Nadie duda que Villoro sea un gran narrador y un gran ensayista, ni que sea brillante, culto, imaginativo y simpático, ni que esté metido y al día en su tiempo ni que, esperemos que sólo en sentido metafórico, no deja de crecer. Pero, a menos que el lector sea niño, no es muy sabido que Villoro conmueva, y los niños, a quienes está dirigido El libro salvaje, quizá no sepan que conmover es el término preciso que define la emoción que este libro provoca, quizás el efecto principal que Villoro acciona en la lectura de este cuento largo o novela corta.

Alguna vez oí comentar que el problema de Villoro, como escritor y como ser humano, era que no había sufrido. Si recordara a quién le oí esta observación, directamente le recomendaría leer El libro salvaje para que la rectificara y, si se atreviera, dejara correr sus propias lágrimas. ¡Qué inconfesable para un intelectual llorar al leer un libro para niños! ¡Qué bochornoso leer (y gozar) un libro para menores! Porque otra cosa que he oído decir de Villoro es que es tan arrogante que, para que se le perdone esta falla, acoge temas populares y hasta estropea su sentido del humor nato al optar por el chiste. ¡Bueno! Desafío a quienes opinen esto a leer El libro salvaje, porque en él encontrarán a un Villoro que ha sufrido y que ha transformado su supuesta arrogancia en candor, o en esa simplicidad que sólo un niño brillante, culto, imaginativo y simpático puede tener, pues un niño sabio no sabe que es sabio, quizás porque al saberse niño piense que ser sabio es exclusivo de adultos, o es lo que él espera de ellos, que sean sabios, al menos los adultos a los que admira o ama.

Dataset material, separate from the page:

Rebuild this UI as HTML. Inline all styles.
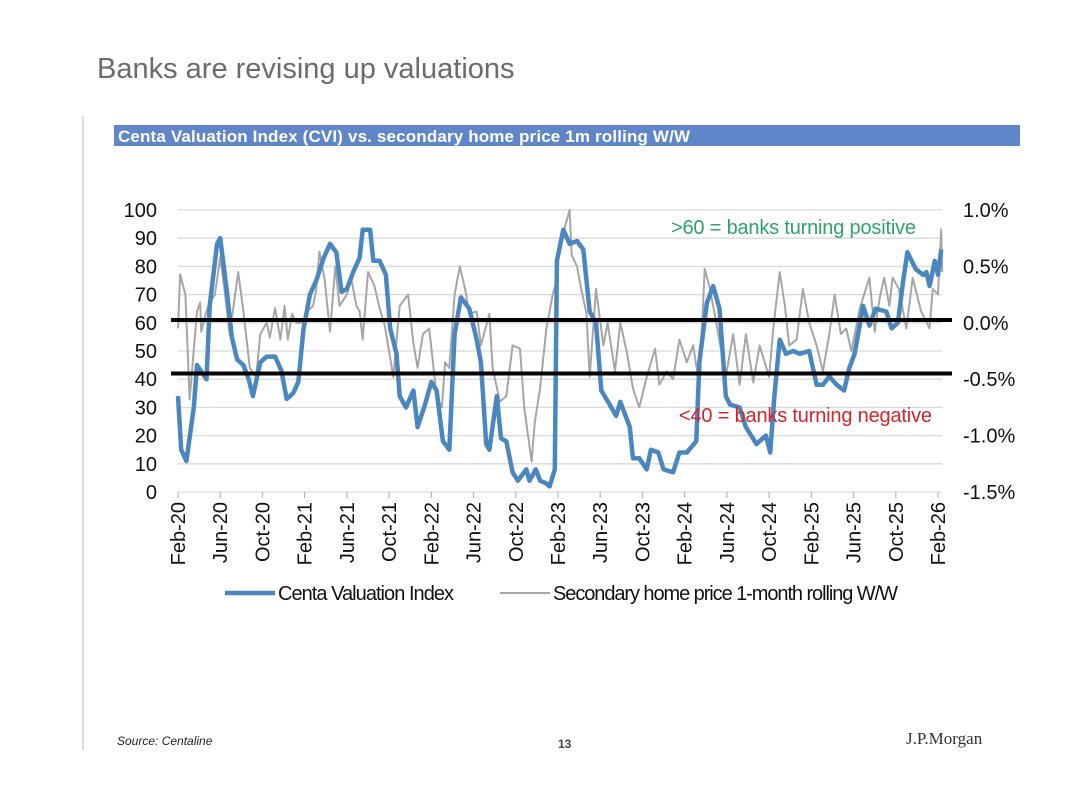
<!DOCTYPE html>
<html><head><meta charset="utf-8"><style>
html,body{margin:0;padding:0;background:#fff;}
svg{display:block;font-family:"Liberation Sans",Arial,sans-serif;}
</style></head><body>
<svg id="page" width="1080" height="788" viewBox="0 0 1080 788">
<text x="97" y="78" font-size="29" fill="#6b6b6b">Banks are revising up valuations</text>
<line x1="83" y1="116" x2="83" y2="750" stroke="#cfcfcf" stroke-width="1.5"/>
<rect x="114" y="125" width="906" height="21" fill="#5f86c9"/>
<text x="118" y="142" font-size="17" font-weight="bold" fill="#fff" textLength="572">Centa Valuation Index (CVI) vs. secondary home price 1m rolling W/W</text>
<g id="chart"></g>
<text x="117" y="745" font-size="12" font-style="italic" fill="#222">Source: Centaline</text>
<text x="558" y="748" font-size="12" font-weight="bold" fill="#444">13</text>
<text x="906" y="744" font-size="17" font-family="'Liberation Serif',serif" fill="#333">J.P.Morgan</text>
</svg>
<script>
const leftTicks = [0,10,20,30,40,50,60,70,80,90,100];
const rightTicks = ["1.0%","0.5%","0.0%","-0.5%","-1.0%","-1.5%"];
const rightTickValues = [1.0,0.5,0.0,-0.5,-1.0,-1.5];
const xTickLabels = ["Feb-20","Jun-20","Oct-20","Feb-21","Jun-21","Oct-21","Feb-22","Jun-22","Oct-22","Feb-23","Jun-23","Oct-23","Feb-24","Jun-24","Oct-24","Feb-25","Jun-25","Oct-25","Feb-26"];
const xTickMonths = [0,4,8,12,16,20,24,28,32,36,40,44,48,52,56,60,64,68,72];
const thresholdValues = [61,42];
const cviMonths = [0,0.3,0.8,1.5,1.8,2.7,3.0,3.7,4.0,4.6,5.1,5.6,6.2,6.7,7.1,7.8,8.4,9.2,9.8,10.3,10.9,11.4,11.9,12.5,13.1,13.8,14.4,15.0,15.5,16.0,16.6,17.2,17.5,18.2,18.5,19.1,19.7,20.1,20.7,21.0,21.6,22.3,22.7,23.4,24.0,24.5,25.1,25.7,26.2,26.8,27.6,28.3,28.7,29.2,29.5,30.2,30.6,31.1,31.7,32.2,33.0,33.3,33.9,34.3,34.9,35.2,35.7,35.9,36.5,37.1,37.8,38.4,39.0,39.6,40.1,40.9,41.5,41.9,42.8,43.1,43.7,44.4,44.8,45.5,46.0,46.9,47.5,48.2,49.1,49.4,50.1,50.7,51.3,51.9,52.3,53.2,53.8,54.8,55.7,56.1,56.5,57.0,57.6,58.3,58.9,59.8,60.5,61.1,61.7,62.4,63.1,63.6,64.1,64.9,65.5,66.1,67.1,67.6,68.2,68.7,69.1,69.9,70.6,70.9,71.2,71.7,72.0,72.3];
const cviValues = [34,15,11,30,45,40,66,88,90,72,55,47,45,40,34,46,48,48,43,33,35,39,58,70,75,83,88,85,71,72,78,83,93,93,82,82,77,58,49,34,30,36,23,31,39,36,18,15,56,69,65,54,46,17,15,34,19,18,7,4,8,4,8,4,3,2,8,82,93,88,89,86,64,60,36,31,27,32,23,12,12,8,15,14,8,7,14,14,18,46,67,73,65,34,31,30,23,17,20,14,34,54,49,50,49,50,38,38,41,38,36,44,49,66,59,65,64,58,60,75,85,79,77,78,73,82,77,86];
const hpMonths = [0,0.2,0.7,1.1,1.8,2.1,2.2,2.7,3.0,3.5,4.0,4.4,4.9,5.7,6.2,6.8,7.4,7.8,8.4,8.7,9.2,9.7,10.1,10.4,10.8,11.2,11.9,12.2,12.8,13.1,13.4,13.9,14.4,14.9,15.3,16.0,16.4,16.9,17.2,17.5,18.0,18.6,19.1,19.6,20.4,21.0,21.8,22.3,22.7,23.2,23.8,24.5,25.0,25.3,25.7,26.2,26.7,27.2,27.6,28.3,28.7,29.5,29.8,30.5,31.1,31.7,32.4,32.8,33.5,33.8,34.3,34.9,35.5,35.9,36.2,36.6,37.1,37.3,37.8,38.2,38.7,39.0,39.6,40.3,40.7,41.4,41.9,42.5,43.1,43.7,44.4,45.2,45.6,46.3,46.9,47.5,48.2,48.8,49.4,49.9,50.4,51.0,51.9,52.6,53.2,53.8,54.5,55.1,56.0,56.4,57.0,57.5,57.9,58.6,59.2,59.8,60.5,61.1,61.7,62.2,62.8,63.3,63.8,64.6,65.0,65.5,66.0,66.5,66.9,67.4,67.7,68.3,69.0,69.6,70.4,71.2,71.5,72.0,72.3,72.4];
const hpValues = [-0.05,0.43,0.25,-0.68,0.10,0.18,-0.08,0.10,0.18,0.25,0.58,0.30,-0.10,0.45,0.10,-0.40,-0.48,-0.10,0.00,-0.13,0.13,-0.15,0.15,-0.15,0.08,0.00,0.00,0.10,0.15,0.30,0.63,0.38,-0.08,0.50,0.15,0.25,0.40,0.15,0.10,-0.15,0.45,0.33,0.13,-0.03,-0.48,0.15,0.25,-0.18,-0.40,-0.10,-0.05,-0.65,-0.75,-0.35,-0.40,0.25,0.50,0.30,0.08,0.10,-0.20,0.08,-0.40,-0.70,-0.65,-0.20,-0.23,-0.75,-1.23,-0.88,-0.58,-0.05,0.25,0.38,0.75,0.83,1.00,0.60,0.50,0.30,0.08,-0.48,0.30,-0.20,0.00,-0.43,0.00,-0.25,-0.58,-0.75,-0.48,-0.23,-0.55,-0.43,-0.50,-0.15,-0.35,-0.20,-0.55,0.48,0.30,0.00,-0.48,-0.10,-0.55,-0.10,-0.53,-0.20,-0.48,-0.05,0.45,0.15,-0.20,-0.15,0.30,0.00,-0.20,-0.43,-0.10,0.25,-0.10,-0.05,-0.25,0.13,0.25,0.40,-0.08,0.23,0.40,0.15,0.40,0.30,-0.05,0.40,0.10,-0.05,0.30,0.25,0.83,0.45];

const NS="http://www.w3.org/2000/svg";
const g=document.getElementById('chart');
const X0=178,X1=938,Y0=492,Y1=210;
const xScale=m=>X0+(m/72)*(X1-X0);
const yLeft=v=>Y0-(v/100)*(Y0-Y1);
const yRight=p=>Y0-((p+1.5)/2.5)*(Y0-Y1);
function mk(tag,attrs){const e=document.createElementNS(NS,tag);for(const k in attrs)e.setAttribute(k,attrs[k]);g.appendChild(e);return e;}

leftTicks.forEach(v=>{
  const l=mk('line',{x1:X0,x2:X1+4,y1:yLeft(v),y2:yLeft(v),stroke:'#d9d9d9','stroke-width':1.3});
  
  
  const t=mk('text',{x:157,y:yLeft(v)+7,'font-size':20,'text-anchor':'end',fill:'#111'});
  t.textContent=v;
  
  
});
rightTicks.forEach((lab,i)=>{
  const t=mk('text',{x:963,y:yRight(rightTickValues[i])+7,'font-size':20,fill:'#111'});
  t.textContent=lab;
  
  
});
xTickMonths.forEach((m,i)=>{
  const x=xScale(m);
  const tk=mk('line',{x1:x,x2:x,y1:Y0,y2:Y0+6,stroke:'#bbb','stroke-width':1.3});
  
  
  const t=mk('text',{x:0,y:0,'font-size':20,'text-anchor':'end',fill:'#111',transform:`translate(${x+7},${502}) rotate(-90)`});
  t.textContent=xTickLabels[i];
  
  
});
function pathFrom(xs,ys,yf){return xs.map((m,i)=>(i?'L':'M')+xScale(m).toFixed(1)+','+yf(ys[i]).toFixed(1)).join('');}
const hp=mk('path',{d:pathFrom(hpMonths,hpValues,yRight),fill:'none',stroke:'#a6a6a6','stroke-width':2,'stroke-linejoin':'round'});


const cvi=mk('path',{d:pathFrom(cviMonths,cviValues,yLeft),fill:'none',stroke:'#4a86c0','stroke-width':4.5,'stroke-linejoin':'round'});


thresholdValues.forEach(v=>{
  const l=mk('line',{x1:171,x2:952,y1:yLeft(v),y2:yLeft(v),stroke:'#000','stroke-width':4});
  
  
});
const a1=mk('text',{x:671,y:234,'font-size':20,fill:'#2ea36a',textLength:245});
a1.textContent='>60 = banks turning  positive';


const a2=mk('text',{x:679,y:422,'font-size':20,fill:'#d8232a',textLength:253});
a2.textContent='<40 = banks turning  negative';


const lg1=mk('line',{x1:225,x2:275,y1:593,y2:593,stroke:'#4a86c0','stroke-width':4.5});


const lt1=mk('text',{x:278,y:600,'font-size':20,fill:'#111',textLength:176});
lt1.textContent='Centa Valuation Index';


const lg2=mk('line',{x1:500,x2:550,y1:593,y2:593,stroke:'#a6a6a6','stroke-width':2});


const lt2=mk('text',{x:553,y:600,'font-size':20,fill:'#111',textLength:345});
lt2.textContent='Secondary home price 1-month rolling W/W';


</script>
</body></html>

La sabiduría de Villoro en El libro salvaje está en que, como autor, no sólo cede la cualidad de sabio a los personajes secundarios de su libro y lo que éstos representan (la cocinera, la novia, la hermana, los juguetes y los gatos), sino que se la arrebata a quienes se esperaría que la tuvieran (el tío, al que pinta como a un loco, o loco aunque sabio, o sabio aunque loco; y el héroe, al que retrata como al niño que es, brillante, culto, simpático, imaginativo y sabio, pero que ignora lo sabio que es).

Quiero decir que me sentí niña al leer El libro salvaje, y que habría querido que de niña éste hubiera sido uno de los libros que cayeran en mis manos. Me habría atrapado para siempre en el paraíso de la lectura, me habría revelado secretos que, cuando hubiera crecido y los reconociera y entendiera, le agradecería al autor que me los habría regalado desinteresadamente, pues ni siquiera sabía quién era yo, yo, su posible lector.

Me parece como si en El libro salvaje Juan Villoro hubiera logrado desembarazarse del exceso de inteligencia, de capacidad de retención, de habilidad de asociación de ideas, de talento de exposición y, ligero de la carga, libre de la fragilidad en que se consume quien juega no por jugar sino por competir, cuando no por ganar, se hubiera por fin sentado de pijama y pantuflas a contarle un cuento a su pequeña hija, en quien me vi reflejada, con todo y un papel decisivo en ese cuento que papá me cuenta, sólo a mí, y cuya narración me ha hecho pasar unos días de pinta que atesoro en el universo disciplinado de mis lecturas bajo programa.